Shantala Hegde, a thirty year old HR professional, who delivered on April 9th spoke of her experience: “My husband and I had planned for him to be there in the labour room through the entire birthing process, and have him cut the umbilical chord. However the new guidelines meant that couldn’t happen. Even when I had to go for scans, the hospital would not allow my husband to come in with me, to limit the infection. We had our temperature checked every time. Mentally, be prepared to handle a few things on your own.” 

Post delivery care

Shantala, who gave birth to a healthy baby boy, found herself in a situation when her baby developed jaundice. “We had to admit him in the hospital overnight to monitor him. Again, precautionary measures meant that only I was allowed to stay with my son.”

Shantala’s hospital has made arrangements for home vaccinations as well. The ICMR guidelines ask the hospitals to reduce the number of antenatal visits as much as possible. 

Even when I had to go for scans, the hospital would not allow my husband to come in with me, to limit the infection. We had our temperature checked every time. Mentally, be prepared to handle a few things on your own.

Shanthala Hegde, who delivered a baby boy in April 2020

If you test positive

It is the most terrifying question in these times that an expectant mother faces. But it is not going to be all bad. Let us first give you some news that will calm you down.

So far there has been no evidence to suggest any kind of foetal abnormalities or increased rate of miscarriages among patients who tested positive for the the virus.

However, there is set of protocols that have been established to deal with pregnancies as opposed to the previous times.

A COVID test from a designated lab is mandatory for a lady before her delivery. If you test positive and are asymptomatic, the rules are varied about whether you are allowed to home quarantine or not depending on each state.
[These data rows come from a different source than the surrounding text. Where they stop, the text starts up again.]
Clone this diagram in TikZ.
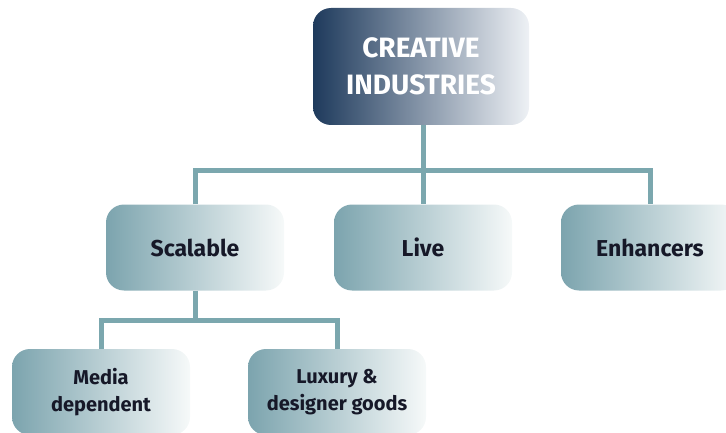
\documentclass[tikz,border=0pt]{standalone}
\usepackage{fontspec}
\setmainfont{Fira Sans}
\usetikzlibrary{calc}
\definecolor{CINavy}{RGB}{30,58,92}
\definecolor{CIMist}{RGB}{238,241,245}
\definecolor{CITeal}{RGB}{124,164,174}
\definecolor{CIFoam}{RGB}{246,249,249}
\definecolor{CILink}{RGB}{123,167,174}
\definecolor{CIInk}{RGB}{22,24,40}
\tikzset{
  sector/.style={rounded corners=18pt,minimum width=178pt,minimum height=86pt,
    left color=CITeal,right color=CIFoam,align=center,text=CIInk,
    font=\bfseries\fontsize{23}{27}\selectfont},
  subsector/.style={sector,font=\bfseries\fontsize{20}{27}\selectfont},
  root/.style={sector,minimum width=216pt,minimum height=117pt,
    left color=CINavy,right color=CIMist,text=white,
    font=\bfseries\fontsize{28}{37}\selectfont},
  link/.style={CILink,line width=5pt,line join=miter}
}

\begin{document}
\begin{tikzpicture}[x=1pt,y=1pt]
  \useasboundingbox (0,0) rectangle (726,432);

  % Boxes
  \node[root] (ci) at (421,365.5) {CREATIVE\\INDUSTRIES};
  \node[sector] (scal) at (195,184.5) {Scalable};
  \node[sector] (live) at (423,184.5) {Live};
  \node[sector] (enh) at (650,184.5) {Enhancers};
  \node[subsector] (media) at (101,40) {Media\\dependent};
  \node[subsector] (lux) at (337,40) {Luxury \&\\designer goods};

  % Bus lines
  \coordinate (busA) at (0,262);
  \coordinate (busB) at (0,112);

  % Top level
  \draw[link] (ci.south -| live.north) -- (live.north);
  \draw[link] (scal.north) |- (busA -| enh.north) -- (enh.north);

  % Below Scalable
  \draw[link] (scal.south) -- (scal.south |- busB);
  \draw[link] (media.north) |- (busB -| lux.north) -- (lux.north);
\end{tikzpicture}
\end{document}
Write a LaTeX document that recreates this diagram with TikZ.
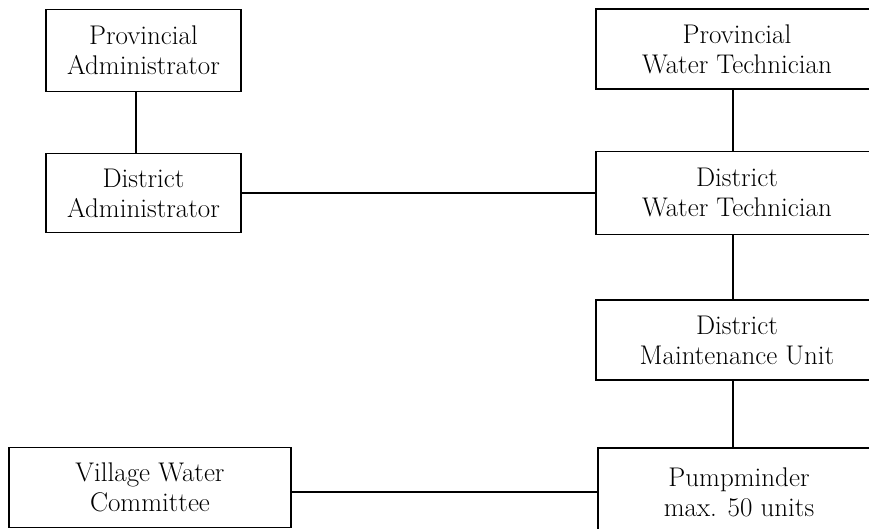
\documentclass[tikz,border=0pt]{standalone}
\usepackage{tikz}

\begin{document}
\begin{tikzpicture}
      [x=1pt, y=1pt,
        unit/.style={draw, line width=1.4pt, align=center, inner sep=0pt,
          minimum width=282pt, minimum height=82pt,
          font=\fontsize{27}{30}\selectfont},
        link/.style={line width=1.4pt}]
      \clip (0,0) rectangle (869,529);
      \node[unit, minimum width=195pt] (padmin) at (143.5,478.5) {Provincial\\Administrator};
      \node[unit, minimum width=195pt, minimum height=79pt] (dadmin) at (143.5,336) {District\\Administrator};
      \node[unit, minimum height=80pt] (ptech) at (737,480) {Provincial\\Water Technician};
      \node[unit, minimum height=83pt] (dtech) at (737,336) {District\\Water Technician};
      \node[unit, minimum height=80pt] (dmu) at (737,189) {District\\Maintenance Unit};
      \node[unit, minimum height=88pt] (pump) at (739,37) {Pumpminder\\max. 50 units};
      \node[unit, minimum height=80pt] (village) at (150,41.5) {Village Water\\Committee};
      \draw[link] (padmin.south -| 136,0) -- (dadmin.north -| 136,0);
      \draw[link] (dadmin) -- (dtech);
      \draw[link] (ptech.south -| 733,0) -- (dtech.north -| 733,0);
      \draw[link] (dtech.south -| 733,0) -- (dmu.north -| 733,0);
      \draw[link] (dmu.south -| 733,0) -- (pump.north -| 733,0);
      \draw[link] (village.east |- pump) -- (pump);
    \end{tikzpicture}
\end{document}
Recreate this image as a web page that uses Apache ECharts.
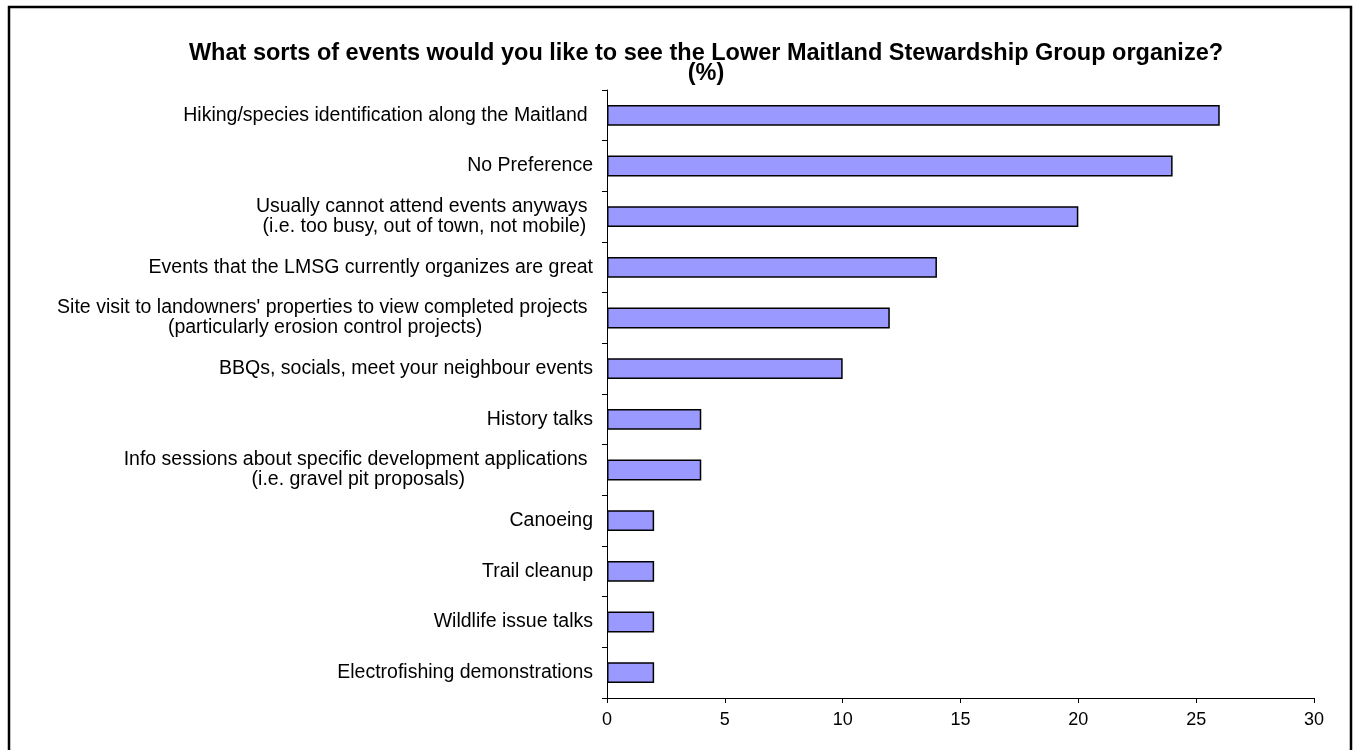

At the time of writing this article, the ICMR guidelines did allow for home quarantine for asymptomatic patients.

At the time of delivery you will be shifted into an isolation ward in a COVID designated hospital and the child will be temporarily separated from you to avoid contagion.  

While the WHO guidelines encourage breastfeeding and skin to skin contact even by mothers who are COVID-19 positive, the ICMR has suggested COVID-positive mothers to use breast pumps to maintain food supply for their child.

Again, there has been no evidence so far to support the idea that the virus is transmitted through breast milk. The reason for caution is to avoid infections through nasal and mouth secretions. Mothers are advised to wear a mask if they are breast feeding directly.

To wrap up, the conversation about general mental health has been at the forefront during this pandemic and it could not be more important in case of expectant or new mothers. A support system is extremely important – family, friends etc are vital in keeping you happy and calm. Reach out to them, ask for help, talk to people when you need it, consult your doctor when you feel it getting overwhelming.